TASK INSTRUCTIONS. Determine the count of lines holding the string "this". Return only the number.

:: TASK DATA

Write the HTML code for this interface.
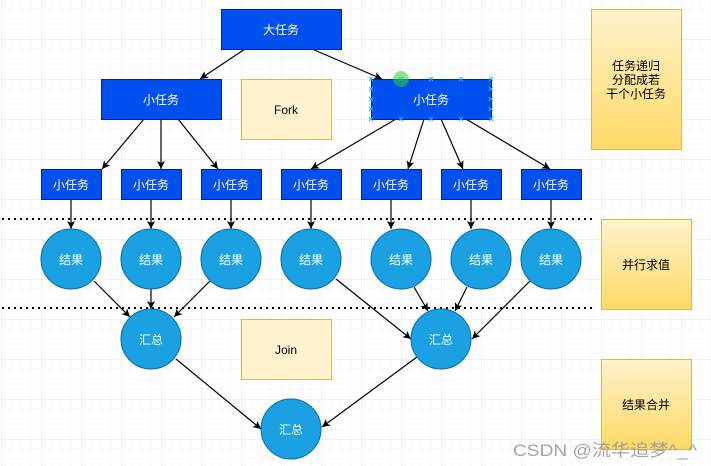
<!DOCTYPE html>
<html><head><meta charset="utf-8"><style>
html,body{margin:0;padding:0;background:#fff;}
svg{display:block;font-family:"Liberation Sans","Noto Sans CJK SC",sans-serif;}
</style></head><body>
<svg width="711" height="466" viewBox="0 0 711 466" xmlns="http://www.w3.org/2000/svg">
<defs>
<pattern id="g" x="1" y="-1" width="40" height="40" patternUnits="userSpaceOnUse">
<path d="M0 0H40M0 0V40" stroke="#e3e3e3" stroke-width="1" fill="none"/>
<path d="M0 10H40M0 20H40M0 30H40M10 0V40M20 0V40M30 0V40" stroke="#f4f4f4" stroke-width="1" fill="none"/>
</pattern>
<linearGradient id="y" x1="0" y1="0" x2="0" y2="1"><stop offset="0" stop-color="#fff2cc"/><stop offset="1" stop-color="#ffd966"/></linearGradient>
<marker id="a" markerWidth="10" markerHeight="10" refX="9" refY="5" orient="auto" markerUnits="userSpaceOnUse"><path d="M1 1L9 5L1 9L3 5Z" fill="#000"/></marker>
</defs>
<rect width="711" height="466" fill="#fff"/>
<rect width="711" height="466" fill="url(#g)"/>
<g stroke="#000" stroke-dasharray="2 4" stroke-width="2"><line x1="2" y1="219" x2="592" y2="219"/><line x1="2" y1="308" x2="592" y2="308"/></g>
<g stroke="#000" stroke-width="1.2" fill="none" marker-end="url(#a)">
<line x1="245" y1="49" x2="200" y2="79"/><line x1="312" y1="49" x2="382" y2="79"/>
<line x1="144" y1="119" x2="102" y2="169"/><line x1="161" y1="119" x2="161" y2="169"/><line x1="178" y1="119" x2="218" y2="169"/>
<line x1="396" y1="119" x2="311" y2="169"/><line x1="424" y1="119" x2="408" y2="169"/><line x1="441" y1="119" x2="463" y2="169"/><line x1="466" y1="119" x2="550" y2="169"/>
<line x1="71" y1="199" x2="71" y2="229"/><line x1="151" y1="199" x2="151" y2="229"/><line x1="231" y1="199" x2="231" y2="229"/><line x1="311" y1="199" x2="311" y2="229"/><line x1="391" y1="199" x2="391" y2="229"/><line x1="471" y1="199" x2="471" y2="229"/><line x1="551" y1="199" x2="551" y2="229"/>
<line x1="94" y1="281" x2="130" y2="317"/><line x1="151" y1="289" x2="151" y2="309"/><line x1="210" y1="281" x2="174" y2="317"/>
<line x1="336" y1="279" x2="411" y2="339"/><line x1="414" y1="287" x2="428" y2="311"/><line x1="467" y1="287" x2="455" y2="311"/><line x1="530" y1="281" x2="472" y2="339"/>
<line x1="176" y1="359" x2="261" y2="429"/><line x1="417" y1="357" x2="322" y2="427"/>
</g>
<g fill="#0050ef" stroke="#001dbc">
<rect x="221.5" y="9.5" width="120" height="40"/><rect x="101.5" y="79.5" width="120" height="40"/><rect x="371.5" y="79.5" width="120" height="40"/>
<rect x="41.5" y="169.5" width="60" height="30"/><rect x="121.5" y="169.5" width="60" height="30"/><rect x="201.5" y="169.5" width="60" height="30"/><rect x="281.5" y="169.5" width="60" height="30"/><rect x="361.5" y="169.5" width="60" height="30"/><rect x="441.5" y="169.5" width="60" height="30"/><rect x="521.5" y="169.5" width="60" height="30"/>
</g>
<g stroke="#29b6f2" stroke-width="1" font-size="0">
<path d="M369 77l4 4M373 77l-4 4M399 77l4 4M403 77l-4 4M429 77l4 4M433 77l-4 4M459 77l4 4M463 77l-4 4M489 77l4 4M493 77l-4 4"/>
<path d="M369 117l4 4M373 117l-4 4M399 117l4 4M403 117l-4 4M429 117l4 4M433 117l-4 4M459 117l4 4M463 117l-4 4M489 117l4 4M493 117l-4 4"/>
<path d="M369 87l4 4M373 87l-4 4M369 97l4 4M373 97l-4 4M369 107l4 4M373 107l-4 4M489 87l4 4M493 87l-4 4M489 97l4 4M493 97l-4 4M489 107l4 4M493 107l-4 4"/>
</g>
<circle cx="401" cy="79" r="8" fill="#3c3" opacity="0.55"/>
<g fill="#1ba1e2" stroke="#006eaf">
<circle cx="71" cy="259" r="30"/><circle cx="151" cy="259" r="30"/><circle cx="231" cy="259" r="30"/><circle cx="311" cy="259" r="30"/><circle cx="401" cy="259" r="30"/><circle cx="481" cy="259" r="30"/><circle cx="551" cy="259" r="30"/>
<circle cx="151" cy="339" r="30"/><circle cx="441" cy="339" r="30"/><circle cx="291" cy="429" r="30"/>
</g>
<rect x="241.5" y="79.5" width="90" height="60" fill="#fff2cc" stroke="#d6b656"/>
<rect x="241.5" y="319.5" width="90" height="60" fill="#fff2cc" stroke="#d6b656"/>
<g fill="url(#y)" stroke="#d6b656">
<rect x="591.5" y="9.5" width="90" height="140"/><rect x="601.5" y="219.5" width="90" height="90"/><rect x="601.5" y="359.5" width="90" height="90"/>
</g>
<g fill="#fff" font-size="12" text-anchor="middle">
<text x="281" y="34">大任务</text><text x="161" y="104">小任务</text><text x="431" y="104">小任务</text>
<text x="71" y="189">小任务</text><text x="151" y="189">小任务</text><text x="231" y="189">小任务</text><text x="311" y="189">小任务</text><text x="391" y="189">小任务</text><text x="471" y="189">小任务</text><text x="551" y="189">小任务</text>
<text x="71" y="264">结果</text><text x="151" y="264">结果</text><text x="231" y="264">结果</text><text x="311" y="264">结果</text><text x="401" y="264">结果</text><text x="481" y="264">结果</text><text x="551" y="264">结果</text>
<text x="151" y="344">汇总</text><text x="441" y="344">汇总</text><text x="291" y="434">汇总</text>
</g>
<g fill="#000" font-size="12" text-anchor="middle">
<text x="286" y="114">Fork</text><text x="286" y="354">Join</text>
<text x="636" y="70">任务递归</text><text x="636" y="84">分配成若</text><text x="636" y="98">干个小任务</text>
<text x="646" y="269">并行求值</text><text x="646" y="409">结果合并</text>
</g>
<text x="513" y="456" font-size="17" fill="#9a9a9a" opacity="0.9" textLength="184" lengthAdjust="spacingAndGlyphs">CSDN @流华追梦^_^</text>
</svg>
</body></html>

::::
:: TASK DATA

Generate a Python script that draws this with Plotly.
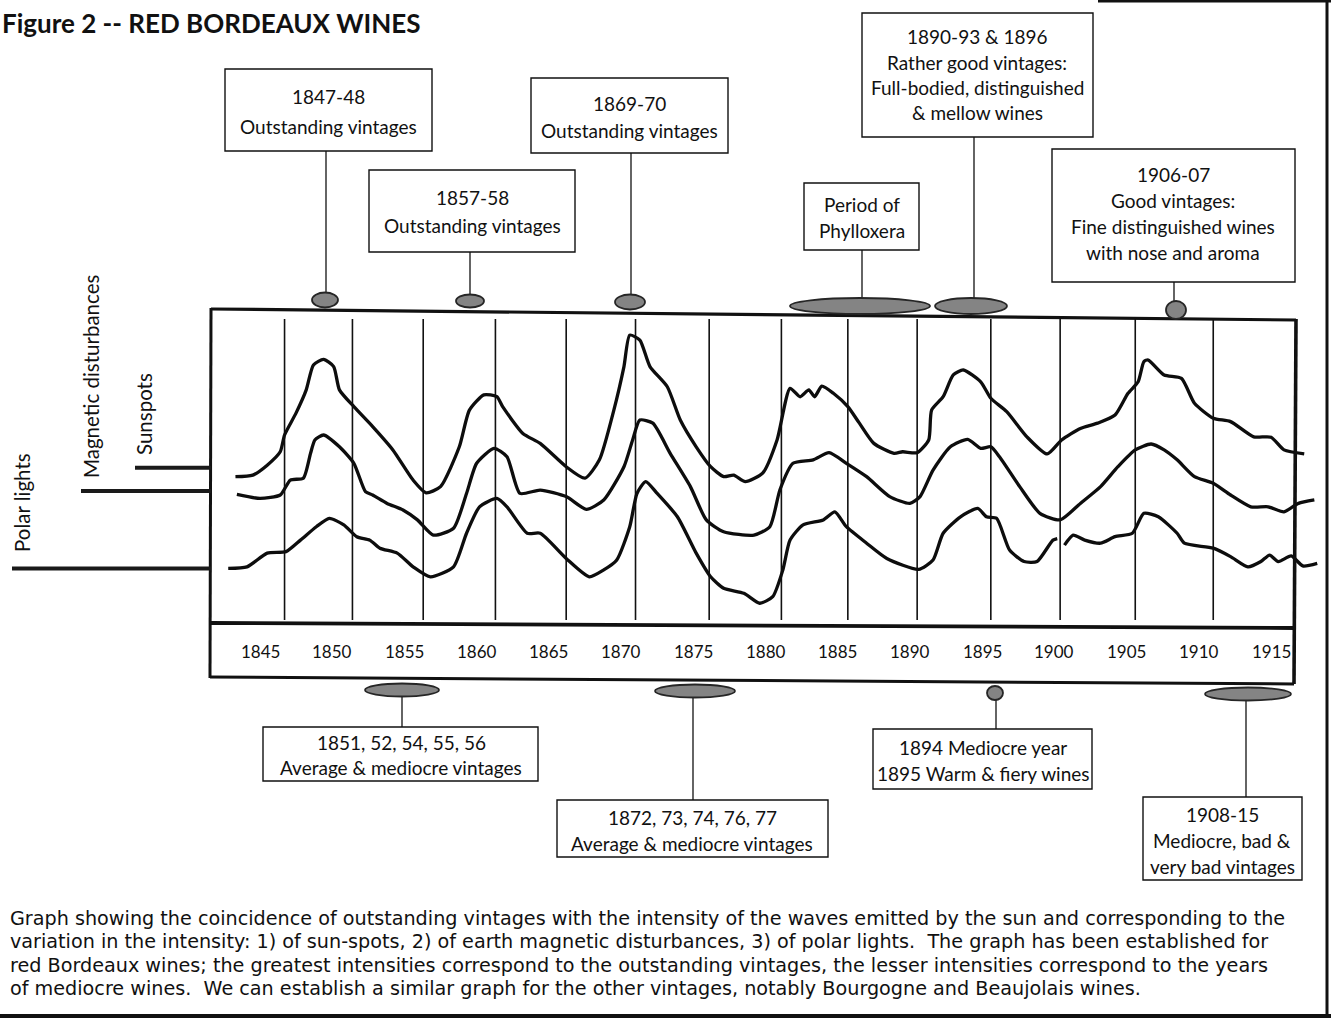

::::

EXERCISE OUTPUT. 2